* The exercise
Leave out the pictures, and write out exactly the lines from the beginning of the material to the line holding "const W = 1476, H", that line included, and nothing else.

* Supplied information
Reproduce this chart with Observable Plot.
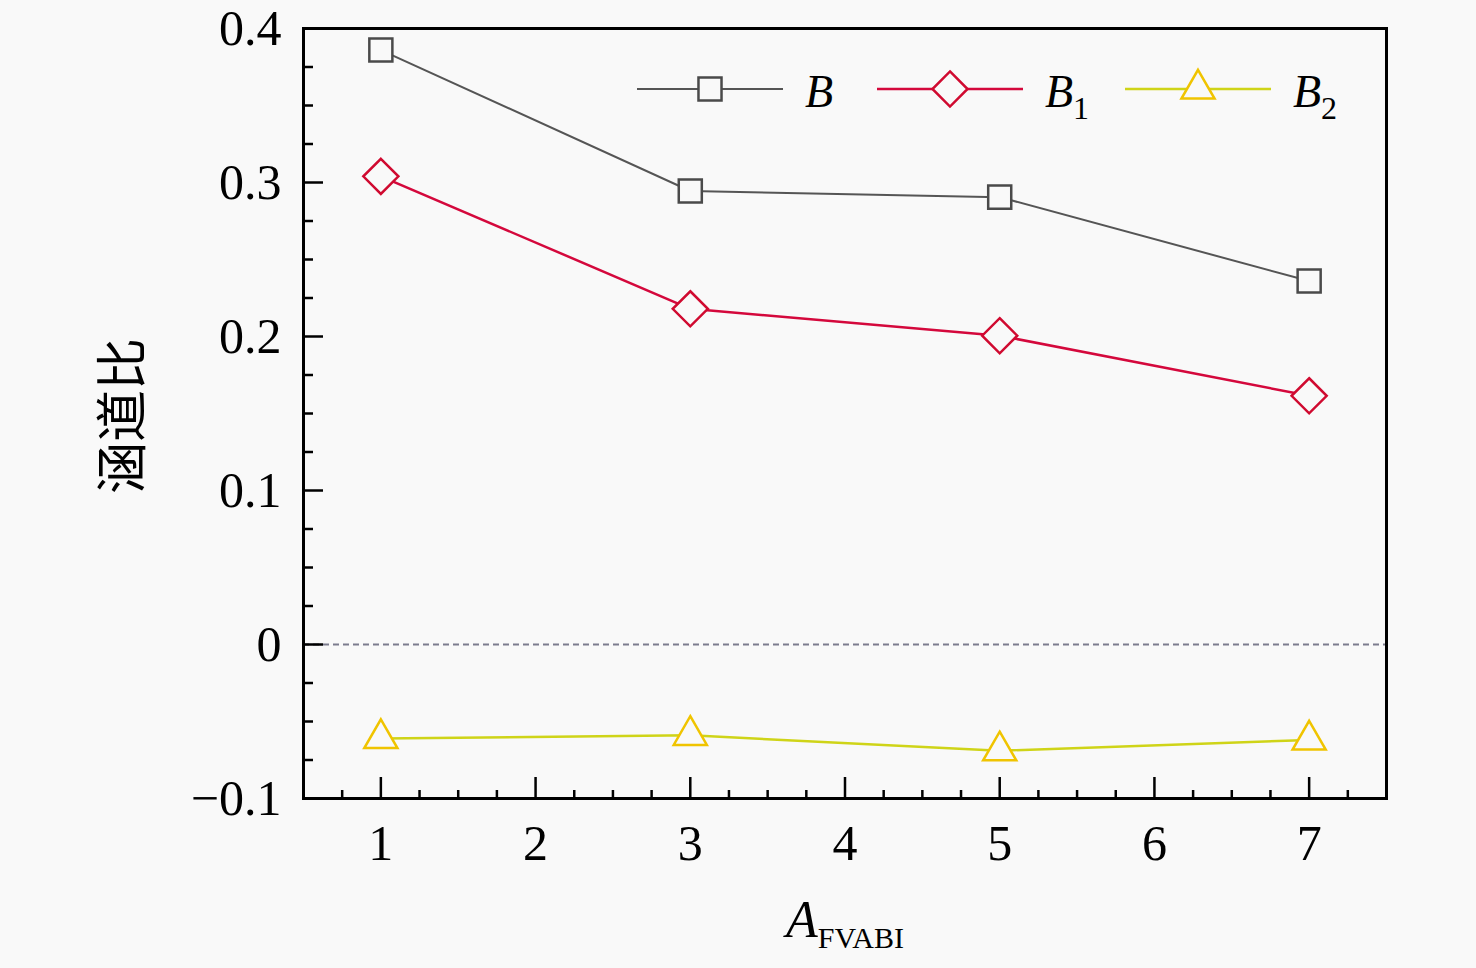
<!DOCTYPE html>
<html><head><meta charset="utf-8">
<script src="https://cdn.jsdelivr.net/npm/d3@7"></script>
<script src="https://cdn.jsdelivr.net/npm/@observablehq/plot@0.6"></script>
<style>html,body{margin:0;padding:0;background:#f9f9f9;} #chart{width:1476px;height:968px;}</style>
</head><body><div id="chart"></div>
<script>
// ---- data ----
const xValues  = [1, 3, 5, 7];
const seriesB  = [0.386, 0.2945, 0.2905, 0.236];
const seriesB1 = [0.304, 0.218, 0.2005, 0.1615];
const seriesB2 = [-0.061, -0.059, -0.069, -0.062];
const seriesKeys = ["B", "B1", "B2"];
const seriesSubs = ["", "1", "2"];
const xTicks = [1, 2, 3, 4, 5, 6, 7];
const xTickLabels = ["1", "2", "3", "4", "5", "6", "7"];
const yTicks = [-0.1, 0, 0.1, 0.2, 0.3, 0.4];
const yTickLabels = ["\u22120.1", "0", "0.1", "0.2", "0.3", "0.4"];
const yLabel = "涵道比";
const xLabelMain = "A";
const xLabelSub = "FVABI";

const xMinor = d3.range(3, 30).map(i => i / 4).filter(v => v % 1 !== 0);
const yMinor = d3.range(-4, 17).filter(i => i % 4 !== 0).map(i => i * 0.025);

const valuesByKey = {B: seriesB, B1: seriesB1, B2: seriesB2};
const rows = seriesKeys.flatMap(k => xValues.map((x, i) => ({series: k, x, y: valuesByKey[k][i]})));

const bg = "#f9f9f9";
const serif = "'Liberation Serif', 'Times New Roman', serif";
const styleOf = {
  B:  {line: "#555555", lw: 2,   symbol: "square",   mstroke: "#4a4a4a", r: 13},
  B1: {line: "#d4083c", lw: 2.5, symbol: "diamond2", mstroke: "#d00a30", r: 15.8},
  B2: {line: "#cfd418", lw: 2.5, symbol: "triangle", mstroke: "#f0c400", r: 12.3}
};

const W = 1476, H = 968, mL = 303, mR = 90, mT = 28, mB = 170;

const seriesMarks = seriesKeys.flatMap(k => {
  const s = styleOf[k];
  const d = rows.filter(r => r.series === k);
  return [
    Plot.line(d, {x: "x", y: "y", stroke: s.line, strokeWidth: s.lw}),
    Plot.dot(d, {x: "x", y: "y", symbol: s.symbol, r: s.r, stroke: s.mstroke, fill: bg, strokeWidth: 2.5})
  ];
});

const chart = Plot.plot({
  width: W, height: H,
  marginLeft: mL, marginRight: mR, marginTop: mT, marginBottom: mB,
  style: {background: bg, fontFamily: serif, color: "#000"},
  x: {domain: [0.5, 7.5]},
  y: {domain: [-0.1, 0.4]},
  marks: [
    Plot.ruleY([0], {stroke: "#7c7c8e", strokeWidth: 2, strokeDasharray: "6,4"}),
    ...seriesMarks,
    // inward ticks
    Plot.axisY({ticks: yTicks, tickSize: 20, dx: 20, fill: "none", strokeWidth: 2.5, label: null}),
    Plot.axisY({ticks: yMinor, tickSize: 10, dx: 10, fill: "none", strokeWidth: 2.5, label: null}),
    Plot.axisX({ticks: xTicks, tickSize: 21, dy: -21, fill: "none", strokeWidth: 2.5, label: null}),
    Plot.axisX({ticks: xMinor, tickSize: 8, dy: -8, fill: "none", strokeWidth: 2.5, label: null}),
    // tick labels
    Plot.axisY({ticks: yTicks, tickSize: 0, tickPadding: 22, fontSize: 50, fontFamily: serif, fill: "#000",
      tickFormat: d => yTickLabels[yTicks.indexOf(d)], label: null}),
    Plot.axisX({ticks: xTicks, tickSize: 0, tickPadding: 26, fontSize: 50, fontFamily: serif, fill: "#000",
      tickFormat: d => xTickLabels[xTicks.indexOf(d)], label: null}),
    Plot.frame({stroke: "#000", strokeWidth: 3})
  ]
});

document.getElementById("chart").appendChild(chart);
const svg = d3.select(chart);

// y label
svg.append("text")
  .attr("transform", "translate(118,416) rotate(-90)")
  .attr("text-anchor", "middle").attr("dominant-baseline", "central")
  .attr("font-family", "'Noto Sans CJK SC', sans-serif").attr("font-size", 52).attr("fill", "#000")
  .text(yLabel);

// x label
const xl = svg.append("text").attr("x", 845).attr("y", 937).attr("text-anchor", "middle")
  .attr("font-family", serif).attr("fill", "#000");
xl.append("tspan").attr("font-style", "italic").attr("font-size", 52).text(xLabelMain);
xl.append("tspan").attr("font-size", 30).attr("dy", 11).text(xLabelSub);

// legend
const legX = [637, 877, 1125], legTextX = [805, 1045, 1293], legY = 89, legLen = 146;
seriesKeys.forEach((k, i) => {
  const s = styleOf[k];
  const g = svg.append("g");
  g.append("line").attr("x1", legX[i]).attr("x2", legX[i] + legLen).attr("y1", legY).attr("y2", legY)
    .attr("stroke", s.line).attr("stroke-width", s.lw);
  const symMap = {square: d3.symbolSquare, diamond2: d3.symbolDiamond2, triangle: d3.symbolTriangle};
  g.append("path").attr("transform", `translate(${legX[i] + legLen / 2},${legY})`)
    .attr("d", d3.symbol(symMap[s.symbol], s.r * s.r * Math.PI)())
    .attr("fill", bg).attr("stroke", s.mstroke).attr("stroke-width", 2.5);
  const t = g.append("text").attr("x", legTextX[i]).attr("y", legY + 18).attr("text-anchor", "start")
    .attr("font-family", serif).attr("fill", "#000");
  t.append("tspan").attr("font-style", "italic").attr("font-size", 46).text("B");
  if (seriesSubs[i]) t.append("tspan").attr("font-size", 32).attr("dy", 12).text(seriesSubs[i]);
});
</script>
</body></html>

* Result of this task
Reproduce this chart with Observable Plot.
<!DOCTYPE html>
<html><head><meta charset="utf-8">
<script src="https://cdn.jsdelivr.net/npm/d3@7"></script>
<script src="https://cdn.jsdelivr.net/npm/@observablehq/plot@0.6"></script>
<style>html,body{margin:0;padding:0;background:#f9f9f9;} #chart{width:1476px;height:968px;}</style>
</head><body><div id="chart"></div>
<script>
// ---- data ----
const xValues  = [1, 3, 5, 7];
const seriesB  = [0.386, 0.2945, 0.2905, 0.236];
const seriesB1 = [0.304, 0.218, 0.2005, 0.1615];
const seriesB2 = [-0.061, -0.059, -0.069, -0.062];
const seriesKeys = ["B", "B1", "B2"];
const seriesSubs = ["", "1", "2"];
const xTicks = [1, 2, 3, 4, 5, 6, 7];
const xTickLabels = ["1", "2", "3", "4", "5", "6", "7"];
const yTicks = [-0.1, 0, 0.1, 0.2, 0.3, 0.4];
const yTickLabels = ["\u22120.1", "0", "0.1", "0.2", "0.3", "0.4"];
const yLabel = "涵道比";
const xLabelMain = "A";
const xLabelSub = "FVABI";

const xMinor = d3.range(3, 30).map(i => i / 4).filter(v => v % 1 !== 0);
const yMinor = d3.range(-4, 17).filter(i => i % 4 !== 0).map(i => i * 0.025);

const valuesByKey = {B: seriesB, B1: seriesB1, B2: seriesB2};
const rows = seriesKeys.flatMap(k => xValues.map((x, i) => ({series: k, x, y: valuesByKey[k][i]})));

const bg = "#f9f9f9";
const serif = "'Liberation Serif', 'Times New Roman', serif";
const styleOf = {
  B:  {line: "#555555", lw: 2,   symbol: "square",   mstroke: "#4a4a4a", r: 13},
  B1: {line: "#d4083c", lw: 2.5, symbol: "diamond2", mstroke: "#d00a30", r: 15.8},
  B2: {line: "#cfd418", lw: 2.5, symbol: "triangle", mstroke: "#f0c400", r: 12.3}
};

const W = 1476, H = 968, mL = 303, mR = 90, mT = 28, mB = 170;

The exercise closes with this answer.